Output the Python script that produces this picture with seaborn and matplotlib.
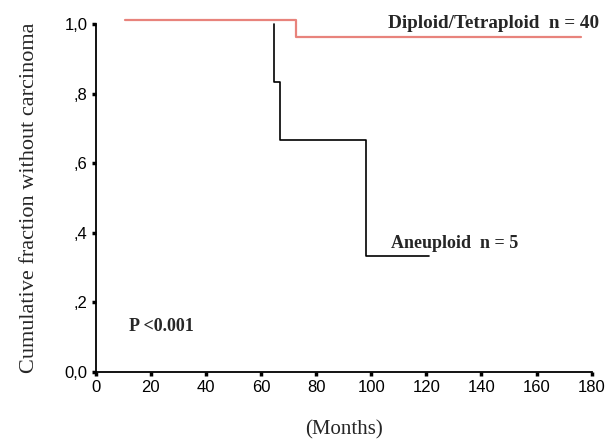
import numpy as np
import pandas as pd
import seaborn as sns
import matplotlib.pyplot as plt

# CURVAS DE KAPLAN-MEIER
meses_diploide = [10.5, 72.8, 176]
superv_diploide = [1.01, 0.963, 0.963]

meses_aneuploide = [64.6, 64.6, 67, 98.2, 120.8]
superv_aneuploide = [1.0, 0.833, 0.667, 0.333, 0.333]

xticks = [0, 20, 40, 60, 80, 100, 120, 140, 160, 180]
yticks = [0.0, 0.2, 0.4, 0.6, 0.8, 1.0]
ytick_labels = ['0,0', ',2', ',4', ',6', ',8', '1,0']

sns.set_style('ticks')
plt.rcParams['font.family'] = ['Liberation Sans', 'DejaVu Sans']

fig = plt.figure(figsize=(6.1, 4.4), dpi=100)
ax = fig.add_axes([0.157, 0.1545, 0.813, 0.791])

df_d = pd.DataFrame({'meses': meses_diploide, 'superv': superv_diploide})
df_a = pd.DataFrame({'meses': meses_aneuploide, 'superv': superv_aneuploide})

sns.lineplot(data=df_d, x='meses', y='superv', estimator=None, sort=False,
             drawstyle='steps-post', color='#e8837c', linewidth=1.6, ax=ax,
             clip_on=False)
sns.lineplot(data=df_a, x='meses', y='superv', estimator=None, sort=False,
             drawstyle='steps-post', color='black', linewidth=1.2, ax=ax,
             clip_on=False)

ax.set_xlim(0, 180)
ax.set_ylim(0, 1.0)
ax.set_xticks(xticks)
ax.set_yticks(yticks)
ax.set_yticklabels(ytick_labels)
ax.tick_params(axis='both', direction='out', length=3, width=2.5,
               labelsize=12, color='black', labelcolor='black', pad=3)
for lado in ['top', 'right']:
    ax.spines[lado].set_visible(False)
for lado in ['left', 'bottom']:
    ax.spines[lado].set_color('black')
    ax.spines[lado].set_linewidth(1.3)

serif = ['Liberation Serif', 'DejaVu Serif']
ax.set_ylabel('Cumulative fraction without carcinoma', family=serif,
              fontsize=16, labelpad=18)
ax.set_xlabel('(Months)', family=serif, fontsize=15, labelpad=18)

ax.text(106, 1.0, 'Diploid/Tetraploid  n = 40', family=serif, fontsize=13.8,
        fontweight='bold', va='center', ha='left')
ax.text(107, 0.37, 'Aneuploid  n = 5', family=serif, fontsize=13,
        fontweight='bold', va='center', ha='left')
ax.text(12, 0.13, 'P <0.001', family=serif, fontsize=13,
        fontweight='bold', va='center', ha='left')

fig.savefig('out.png', dpi=100)
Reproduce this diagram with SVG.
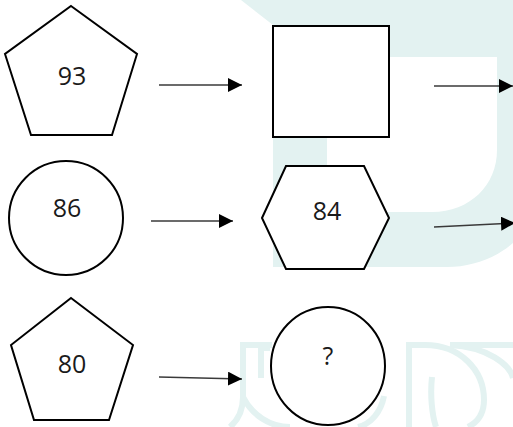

.....

### [The task]
Reproduce, word for word, every line from the start of the records down to and including the line with "ax = fig.add_axes([0.157, 0.1545, 0.813, 0.791])"; skip the pictures.

### [Response to this exercise]
Output the Python script that produces this picture with seaborn and matplotlib.
import numpy as np
import pandas as pd
import seaborn as sns
import matplotlib.pyplot as plt

# CURVAS DE KAPLAN-MEIER
meses_diploide = [10.5, 72.8, 176]
superv_diploide = [1.01, 0.963, 0.963]

meses_aneuploide = [64.6, 64.6, 67, 98.2, 120.8]
superv_aneuploide = [1.0, 0.833, 0.667, 0.333, 0.333]

xticks = [0, 20, 40, 60, 80, 100, 120, 140, 160, 180]
yticks = [0.0, 0.2, 0.4, 0.6, 0.8, 1.0]
ytick_labels = ['0,0', ',2', ',4', ',6', ',8', '1,0']

sns.set_style('ticks')
plt.rcParams['font.family'] = ['Liberation Sans', 'DejaVu Sans']

fig = plt.figure(figsize=(6.1, 4.4), dpi=100)
ax = fig.add_axes([0.157, 0.1545, 0.813, 0.791])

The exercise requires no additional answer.